Although the present invention can be applied to other types of image intensifier tubes, its advantages are most prominent in image intensifier tubes of the so-called proximity-focus type. In proximity-focus type image intensifier tubes, the photocathode and anode are spaced a small distance from each other, as a consequence of which the chance generation of spurious electrons from reflected and scattered light passing through the photocathode, as noted above, is substantially greater than with image intensifier tubes wherein the anode and cathode structures are spaced substantial distances apart and wherein a much greater portion of the scattered reflected light will not reach the cathode.

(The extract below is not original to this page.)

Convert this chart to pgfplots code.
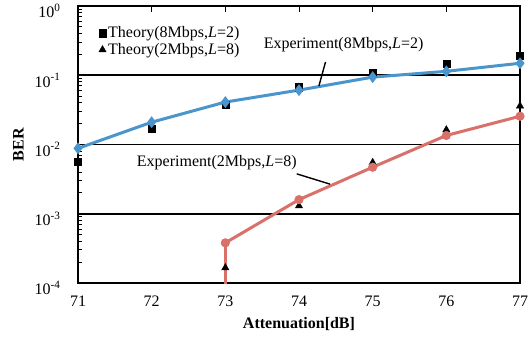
\documentclass[border=0pt]{standalone}
\usepackage{fontspec}
\setmainfont{Liberation Serif}
\usepackage{pgfplots}
\pgfplotsset{compat=1.18}
\definecolor{expblue}{RGB}{74,149,204}
\definecolor{expred}{RGB}{217,112,106}
\begin{document}
\begin{tikzpicture}[font=\fontsize{16}{19}\selectfont]
\useasboundingbox (-78pt,-56pt) rectangle (451pt,283pt);
\begin{axis}[
  scale only axis, width=442pt, height=277pt,
  xmin=71, xmax=77, ymode=log, ymin=1e-4, ymax=1,
  xtick={71,72,73,74,75,76,77},
  xtick pos=top, xticklabel pos=bottom,
  ytick pos=left,
  tick align=inside,
  major tick length=6pt, minor tick length=4pt,
  ytick={1e-4,1e-3,1e-2,1e-1,1},
  yticklabels={10\textsuperscript{-4},10\textsuperscript{-3},10\textsuperscript{-2},10\textsuperscript{-1},10\textsuperscript{0}},
  yticklabel style={anchor=east, xshift=-14pt, yshift=-5pt},
  xticklabel style={yshift=-9pt},
  /pgf/number format/assume math mode=true,
  ymajorgrids, major grid style={black, line width=1.8pt},
  axis line style={black, line width=2.2pt},
  tick style={black, line width=1pt},
  minor tick style={black, line width=1pt},
  xlabel={\textbf{Attenuation[dB]}},
  ylabel={\textbf{BER}},
  xlabel style={yshift=-4pt},
  ylabel style={yshift=4pt},
  legend style={draw=none, fill=none, at={(0.04,0.94)}, anchor=north west,
    font=\fontsize{16}{19}\selectfont, row sep=0pt,
    /tikz/every even column/.append style={column sep=0pt}},
  legend cell align=left,
  legend image code/.code={\draw[#1] plot coordinates {(0.15cm,0cm)};},
  clip=true,
]
\addplot[only marks, mark=square*, mark size=3.6pt, black]
  coordinates {(71,0.0056) (72,0.017) (73,0.038) (74,0.067) (75,0.107) (76,0.145) (77,0.19)};
\addlegendentry{Theory(8Mbps,\textit{L}=2)}
\addplot[only marks, mark=triangle*, mark size=4.2pt, black]
  coordinates {(73,1.66e-4) (74,1.3e-3) (75,5.5e-3) (76,0.0163) (77,0.036)};
\addlegendentry{Theory(2Mbps,\textit{L}=8)}
\addplot[expblue, line width=3pt, mark=diamond*, mark size=3.5pt, mark options={solid}, forget plot]
  coordinates {(71,0.0088) (72,0.021) (73,0.041) (74,0.061) (75,0.094) (76,0.114) (77,0.149)};
\addplot[expred, line width=3pt, forget plot]
  coordinates {(73,1e-5) (73,3.8e-4)};
\addplot[expred, line width=3pt, mark=*, mark size=3pt, forget plot]
  coordinates {(73,3.8e-4) (74,1.6e-3) (75,4.7e-3) (76,0.0135) (77,0.0256)};
\node at (rel axis cs:0.601,0.859) {Experiment(8Mbps,\textit{L}=2)};
\draw[black, line width=1.4pt] (rel axis cs:0.560,0.798) -- (rel axis cs:0.545,0.711);
\node at (rel axis cs:0.314,0.433) {Experiment(2Mbps,\textit{L}=8)};
\draw[black, line width=1.4pt] (rel axis cs:0.495,0.394) -- (rel axis cs:0.570,0.357);
\end{axis}
\end{tikzpicture}
\end{document}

Since the present invention is subject to many modifications, variations and changes in detail, it is intended that all matter in the forgoing description and shown in the accompanying drawings be interpreted as illustrative and not in a limiting sense.

Claims

1. An image intensifier tube comprising a photocathode and an anode spaced from the photocathode wherein said anode includes

a light transparent substrate,

a layer of electron-responsive luminescent material on the light transparent substrate,

an aluminum film on the layer of luminescent material,

a light-absorbing electron-permeable layer of a low atomic weight meterial on the aluminum film,

said light-absorbing electron-permeable layer having a thickness of about one-fourth the average wave length of light impinging on the photocathode of the image intensifier tube, and

said low atomic weight material consisting of boron, silicon, or a compound of boron or silicon.

2. An image intensifier tube as claimed in claim 1 when said photocathode and said anode are disposed in close proximity to each other to form an image intensifier tube of the proximity-focus type.

3. An image intensifier tube as claimed in claim 1 or 2 wherein the light-absorbing electron-permeable layer is formed by vacuum deposition of low atomic weight material onto the aluminum film.